Their distinctive interpretation of the naturalistic rococo idiom, especially in the treatment of the arms, relates in particular to a series of wall-lights with similarly twisted arms, attributed to Ladatte in the Palazzo Reale, Turin (illustrated in V. Viale et al ., Mostra del Barocco Piemontese, exh. cat., Turin, 1963, figs. 298-301). Another pair of Turinese wall-lights, combining naturalistic foliage with a female mask centring the back-plate is illustrated op. cit., fig. 302. The broad leafy drip-pans of these candelabra, down-turned at the edges, also closely relate to a pair of wall-lights attributed to Ladatte, sold Sotheby's London, 13 June 1997, lot 27 (£32,200).
Figural masks, which feature so prominently on these candelabra, are a recurring motif in Turinese furniture and bronzes. Gilt-bronze upturned female masks by Ladatte appear on a series of stools supplied by Pietro Piffetti to the Palazzo Reale, Turin (illustrated in G. Ferraris et al., Pietro Piffetti e Gli Ebanisti a Torino, 1992, pp. 22-3, figs. 2-3).

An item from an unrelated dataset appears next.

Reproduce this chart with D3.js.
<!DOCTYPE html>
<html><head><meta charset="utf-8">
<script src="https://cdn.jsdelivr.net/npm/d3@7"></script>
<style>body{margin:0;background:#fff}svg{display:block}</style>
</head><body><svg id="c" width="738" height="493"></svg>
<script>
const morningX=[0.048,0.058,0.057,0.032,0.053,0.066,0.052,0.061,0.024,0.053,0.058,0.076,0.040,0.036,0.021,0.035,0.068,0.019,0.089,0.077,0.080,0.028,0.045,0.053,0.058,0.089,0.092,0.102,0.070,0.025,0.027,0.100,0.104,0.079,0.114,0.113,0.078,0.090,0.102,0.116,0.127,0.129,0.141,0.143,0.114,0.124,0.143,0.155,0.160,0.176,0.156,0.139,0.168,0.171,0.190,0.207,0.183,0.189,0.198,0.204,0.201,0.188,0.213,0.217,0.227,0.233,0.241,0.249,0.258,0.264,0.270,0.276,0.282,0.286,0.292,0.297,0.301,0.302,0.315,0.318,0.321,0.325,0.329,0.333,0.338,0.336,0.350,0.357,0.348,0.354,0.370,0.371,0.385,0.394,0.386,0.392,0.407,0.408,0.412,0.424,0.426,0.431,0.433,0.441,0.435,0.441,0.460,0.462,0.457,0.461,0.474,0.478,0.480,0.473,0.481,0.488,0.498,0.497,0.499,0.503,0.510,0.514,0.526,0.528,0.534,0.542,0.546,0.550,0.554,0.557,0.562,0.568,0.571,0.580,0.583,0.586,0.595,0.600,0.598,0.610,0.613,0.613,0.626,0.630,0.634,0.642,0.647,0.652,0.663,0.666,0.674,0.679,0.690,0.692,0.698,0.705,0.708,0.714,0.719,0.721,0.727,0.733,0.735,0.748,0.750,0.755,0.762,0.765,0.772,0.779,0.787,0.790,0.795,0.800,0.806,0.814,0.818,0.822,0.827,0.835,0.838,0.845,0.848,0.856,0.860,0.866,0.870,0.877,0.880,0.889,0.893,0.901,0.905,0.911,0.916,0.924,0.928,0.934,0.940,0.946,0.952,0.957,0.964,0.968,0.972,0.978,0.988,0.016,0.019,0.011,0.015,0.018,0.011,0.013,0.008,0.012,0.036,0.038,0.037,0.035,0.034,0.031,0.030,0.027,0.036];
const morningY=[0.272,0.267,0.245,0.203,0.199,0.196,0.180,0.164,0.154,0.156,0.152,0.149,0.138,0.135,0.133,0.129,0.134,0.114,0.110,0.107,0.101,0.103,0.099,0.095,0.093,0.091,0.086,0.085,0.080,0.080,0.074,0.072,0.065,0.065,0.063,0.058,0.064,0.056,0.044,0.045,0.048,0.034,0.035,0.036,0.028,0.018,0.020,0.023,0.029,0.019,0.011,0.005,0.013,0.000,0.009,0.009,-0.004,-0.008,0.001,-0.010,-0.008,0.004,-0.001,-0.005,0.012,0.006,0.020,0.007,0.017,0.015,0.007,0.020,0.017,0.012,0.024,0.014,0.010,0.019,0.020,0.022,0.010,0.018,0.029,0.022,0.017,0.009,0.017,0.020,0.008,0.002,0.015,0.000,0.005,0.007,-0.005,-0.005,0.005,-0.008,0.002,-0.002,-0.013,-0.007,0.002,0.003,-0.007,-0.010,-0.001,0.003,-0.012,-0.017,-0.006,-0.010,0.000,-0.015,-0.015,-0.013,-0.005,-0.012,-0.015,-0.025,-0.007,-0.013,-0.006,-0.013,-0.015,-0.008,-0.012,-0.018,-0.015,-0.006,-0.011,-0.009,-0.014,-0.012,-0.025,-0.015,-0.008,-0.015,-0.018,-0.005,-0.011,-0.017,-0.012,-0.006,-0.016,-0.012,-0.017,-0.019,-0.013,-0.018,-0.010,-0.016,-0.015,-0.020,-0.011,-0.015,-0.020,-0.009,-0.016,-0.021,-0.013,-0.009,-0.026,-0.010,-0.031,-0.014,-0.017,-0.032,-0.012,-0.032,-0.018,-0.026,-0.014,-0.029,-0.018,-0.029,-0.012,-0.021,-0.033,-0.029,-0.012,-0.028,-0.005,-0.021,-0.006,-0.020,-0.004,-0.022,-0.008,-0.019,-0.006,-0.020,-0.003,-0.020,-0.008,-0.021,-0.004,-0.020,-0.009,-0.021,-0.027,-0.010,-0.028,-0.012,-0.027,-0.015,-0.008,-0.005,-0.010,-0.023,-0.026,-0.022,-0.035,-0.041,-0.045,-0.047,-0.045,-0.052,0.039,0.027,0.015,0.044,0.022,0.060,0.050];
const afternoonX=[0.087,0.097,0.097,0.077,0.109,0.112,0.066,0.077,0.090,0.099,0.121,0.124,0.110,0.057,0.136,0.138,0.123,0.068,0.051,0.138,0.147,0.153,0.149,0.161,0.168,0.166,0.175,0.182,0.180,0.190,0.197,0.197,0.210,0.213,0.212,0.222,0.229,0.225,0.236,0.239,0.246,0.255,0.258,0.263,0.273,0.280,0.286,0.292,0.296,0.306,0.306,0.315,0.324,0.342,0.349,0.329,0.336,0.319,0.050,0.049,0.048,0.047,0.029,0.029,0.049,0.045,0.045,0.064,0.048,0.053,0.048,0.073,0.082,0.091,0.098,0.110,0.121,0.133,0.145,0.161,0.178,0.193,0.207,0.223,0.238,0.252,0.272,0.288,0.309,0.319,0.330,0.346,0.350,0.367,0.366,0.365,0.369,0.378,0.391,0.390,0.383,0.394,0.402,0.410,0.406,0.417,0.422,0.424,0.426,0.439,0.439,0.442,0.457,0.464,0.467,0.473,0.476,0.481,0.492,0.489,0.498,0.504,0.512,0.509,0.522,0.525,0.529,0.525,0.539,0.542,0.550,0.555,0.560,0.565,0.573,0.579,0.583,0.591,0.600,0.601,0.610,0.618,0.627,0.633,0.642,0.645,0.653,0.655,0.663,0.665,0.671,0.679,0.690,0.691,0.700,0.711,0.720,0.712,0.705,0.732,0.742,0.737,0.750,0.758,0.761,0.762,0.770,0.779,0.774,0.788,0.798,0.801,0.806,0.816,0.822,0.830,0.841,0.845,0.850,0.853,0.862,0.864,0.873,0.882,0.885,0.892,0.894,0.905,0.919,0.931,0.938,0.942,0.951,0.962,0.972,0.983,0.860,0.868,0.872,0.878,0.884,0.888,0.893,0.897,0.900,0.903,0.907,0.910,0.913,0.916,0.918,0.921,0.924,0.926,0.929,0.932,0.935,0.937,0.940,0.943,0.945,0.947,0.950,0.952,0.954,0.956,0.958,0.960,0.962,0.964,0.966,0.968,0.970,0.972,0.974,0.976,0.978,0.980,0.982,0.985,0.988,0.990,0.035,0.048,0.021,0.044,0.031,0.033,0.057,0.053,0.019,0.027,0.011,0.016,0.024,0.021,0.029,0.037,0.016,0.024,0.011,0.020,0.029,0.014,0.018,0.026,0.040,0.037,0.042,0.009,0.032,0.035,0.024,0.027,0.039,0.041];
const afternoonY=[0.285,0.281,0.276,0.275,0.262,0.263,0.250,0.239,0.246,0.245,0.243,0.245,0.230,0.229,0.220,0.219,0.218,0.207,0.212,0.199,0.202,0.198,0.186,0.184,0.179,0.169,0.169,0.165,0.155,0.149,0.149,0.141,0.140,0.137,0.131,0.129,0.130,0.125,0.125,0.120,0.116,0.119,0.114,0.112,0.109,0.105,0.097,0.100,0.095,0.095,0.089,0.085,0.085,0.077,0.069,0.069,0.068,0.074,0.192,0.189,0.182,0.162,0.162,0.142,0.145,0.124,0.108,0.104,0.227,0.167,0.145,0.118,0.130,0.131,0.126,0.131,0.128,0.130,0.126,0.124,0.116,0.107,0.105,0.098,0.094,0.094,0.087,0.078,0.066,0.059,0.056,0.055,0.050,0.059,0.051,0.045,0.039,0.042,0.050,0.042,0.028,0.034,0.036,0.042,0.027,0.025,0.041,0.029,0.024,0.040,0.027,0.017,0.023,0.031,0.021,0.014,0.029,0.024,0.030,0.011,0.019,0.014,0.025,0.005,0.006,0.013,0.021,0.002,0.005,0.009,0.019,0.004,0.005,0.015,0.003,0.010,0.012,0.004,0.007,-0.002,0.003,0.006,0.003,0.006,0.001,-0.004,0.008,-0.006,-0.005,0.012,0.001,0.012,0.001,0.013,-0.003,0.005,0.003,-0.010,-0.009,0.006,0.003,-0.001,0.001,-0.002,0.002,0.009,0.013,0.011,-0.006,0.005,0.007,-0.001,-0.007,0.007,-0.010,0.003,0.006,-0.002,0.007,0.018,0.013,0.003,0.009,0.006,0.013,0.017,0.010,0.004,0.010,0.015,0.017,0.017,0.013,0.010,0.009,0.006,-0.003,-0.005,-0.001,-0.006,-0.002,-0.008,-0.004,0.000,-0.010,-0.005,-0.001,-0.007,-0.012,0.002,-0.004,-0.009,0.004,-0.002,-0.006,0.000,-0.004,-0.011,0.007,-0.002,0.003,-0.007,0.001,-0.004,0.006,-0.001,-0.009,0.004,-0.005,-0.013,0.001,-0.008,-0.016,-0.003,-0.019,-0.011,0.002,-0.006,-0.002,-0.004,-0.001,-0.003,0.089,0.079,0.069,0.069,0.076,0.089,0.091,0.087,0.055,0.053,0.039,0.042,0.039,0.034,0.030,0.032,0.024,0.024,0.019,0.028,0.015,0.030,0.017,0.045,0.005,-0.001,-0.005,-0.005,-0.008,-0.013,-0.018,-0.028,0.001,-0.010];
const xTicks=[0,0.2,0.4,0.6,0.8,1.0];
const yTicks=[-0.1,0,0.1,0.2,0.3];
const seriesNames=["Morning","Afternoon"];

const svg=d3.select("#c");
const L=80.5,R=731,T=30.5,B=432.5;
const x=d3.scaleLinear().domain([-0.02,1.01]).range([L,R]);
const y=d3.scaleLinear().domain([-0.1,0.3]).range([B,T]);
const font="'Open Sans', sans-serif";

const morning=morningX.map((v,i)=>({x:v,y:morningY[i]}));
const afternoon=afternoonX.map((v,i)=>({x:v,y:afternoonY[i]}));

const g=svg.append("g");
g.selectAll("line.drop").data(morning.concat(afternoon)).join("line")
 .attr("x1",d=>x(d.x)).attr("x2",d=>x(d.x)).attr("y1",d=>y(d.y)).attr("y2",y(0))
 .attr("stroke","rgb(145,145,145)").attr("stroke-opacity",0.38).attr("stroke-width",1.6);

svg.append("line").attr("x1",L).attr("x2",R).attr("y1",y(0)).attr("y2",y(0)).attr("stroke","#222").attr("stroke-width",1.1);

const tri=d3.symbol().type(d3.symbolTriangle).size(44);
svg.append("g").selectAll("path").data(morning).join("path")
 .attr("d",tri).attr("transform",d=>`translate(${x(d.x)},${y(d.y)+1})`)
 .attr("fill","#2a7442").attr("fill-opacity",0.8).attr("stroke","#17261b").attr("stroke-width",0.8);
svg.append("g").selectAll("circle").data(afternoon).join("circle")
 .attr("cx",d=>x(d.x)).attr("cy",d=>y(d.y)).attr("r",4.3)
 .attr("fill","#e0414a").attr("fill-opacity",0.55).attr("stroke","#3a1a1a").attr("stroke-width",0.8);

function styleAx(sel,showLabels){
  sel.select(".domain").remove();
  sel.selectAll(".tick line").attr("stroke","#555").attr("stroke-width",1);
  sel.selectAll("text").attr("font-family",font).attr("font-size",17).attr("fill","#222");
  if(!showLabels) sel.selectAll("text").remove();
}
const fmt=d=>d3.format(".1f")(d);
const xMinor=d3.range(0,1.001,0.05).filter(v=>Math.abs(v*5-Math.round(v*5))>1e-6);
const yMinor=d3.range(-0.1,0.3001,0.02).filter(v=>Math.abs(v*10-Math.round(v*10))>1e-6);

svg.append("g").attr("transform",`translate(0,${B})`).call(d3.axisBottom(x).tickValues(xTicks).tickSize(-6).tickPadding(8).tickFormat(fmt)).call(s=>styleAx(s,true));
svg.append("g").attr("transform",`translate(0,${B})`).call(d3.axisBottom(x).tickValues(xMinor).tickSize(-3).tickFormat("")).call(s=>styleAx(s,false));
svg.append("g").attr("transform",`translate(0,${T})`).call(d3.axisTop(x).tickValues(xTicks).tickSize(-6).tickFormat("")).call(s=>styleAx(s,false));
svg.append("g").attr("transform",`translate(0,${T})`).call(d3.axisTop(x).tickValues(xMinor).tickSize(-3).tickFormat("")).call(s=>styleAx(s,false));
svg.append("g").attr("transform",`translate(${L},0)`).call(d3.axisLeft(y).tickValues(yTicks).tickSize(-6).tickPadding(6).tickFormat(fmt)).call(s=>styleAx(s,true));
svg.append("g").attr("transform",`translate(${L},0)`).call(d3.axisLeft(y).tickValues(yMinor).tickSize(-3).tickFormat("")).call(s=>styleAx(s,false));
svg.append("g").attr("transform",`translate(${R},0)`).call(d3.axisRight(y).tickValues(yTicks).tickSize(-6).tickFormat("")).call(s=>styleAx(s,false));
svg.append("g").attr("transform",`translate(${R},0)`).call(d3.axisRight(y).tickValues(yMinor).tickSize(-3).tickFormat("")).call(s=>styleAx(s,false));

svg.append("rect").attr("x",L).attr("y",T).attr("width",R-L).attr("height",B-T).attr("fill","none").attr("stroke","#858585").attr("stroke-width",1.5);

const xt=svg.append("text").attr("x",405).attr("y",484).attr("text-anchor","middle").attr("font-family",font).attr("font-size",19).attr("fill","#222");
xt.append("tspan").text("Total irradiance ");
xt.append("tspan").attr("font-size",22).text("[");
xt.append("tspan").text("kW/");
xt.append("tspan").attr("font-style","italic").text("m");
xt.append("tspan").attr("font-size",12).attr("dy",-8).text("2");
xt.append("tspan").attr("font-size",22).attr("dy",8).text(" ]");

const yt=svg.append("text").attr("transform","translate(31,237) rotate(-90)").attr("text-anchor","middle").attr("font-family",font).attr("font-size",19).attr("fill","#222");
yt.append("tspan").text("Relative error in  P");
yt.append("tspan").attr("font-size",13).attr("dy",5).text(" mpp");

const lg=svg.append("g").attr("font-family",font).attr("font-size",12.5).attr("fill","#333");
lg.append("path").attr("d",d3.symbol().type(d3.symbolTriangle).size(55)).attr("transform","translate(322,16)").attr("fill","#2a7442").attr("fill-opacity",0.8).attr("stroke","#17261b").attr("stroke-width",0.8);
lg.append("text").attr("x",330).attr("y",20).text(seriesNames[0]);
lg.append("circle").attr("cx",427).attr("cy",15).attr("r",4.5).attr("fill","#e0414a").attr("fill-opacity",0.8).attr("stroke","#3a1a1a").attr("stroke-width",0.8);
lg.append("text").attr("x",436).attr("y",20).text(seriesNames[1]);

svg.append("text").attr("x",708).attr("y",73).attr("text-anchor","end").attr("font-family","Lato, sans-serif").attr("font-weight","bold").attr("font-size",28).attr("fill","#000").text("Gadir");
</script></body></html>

Born in Turin, Ladatte trained at an early age as a sculptor in Paris, where he won the first prize at the Academy in 1729. After a short stay in Rome he returned to Turin in 1732 where he worked almost exclusively for the royal court and was the main supplier of bronzes to Pietro Piffetti for the latter's extraordinary furniture produced during the 1730's. After another short stay in Paris, Ladatte returned to Turin in 1744 and was appointed sculptor in bronze to the King. he remained in Turin for the rest of his career, and continued to produce bronzes in a high rococo style even long after it had gone out of fashion.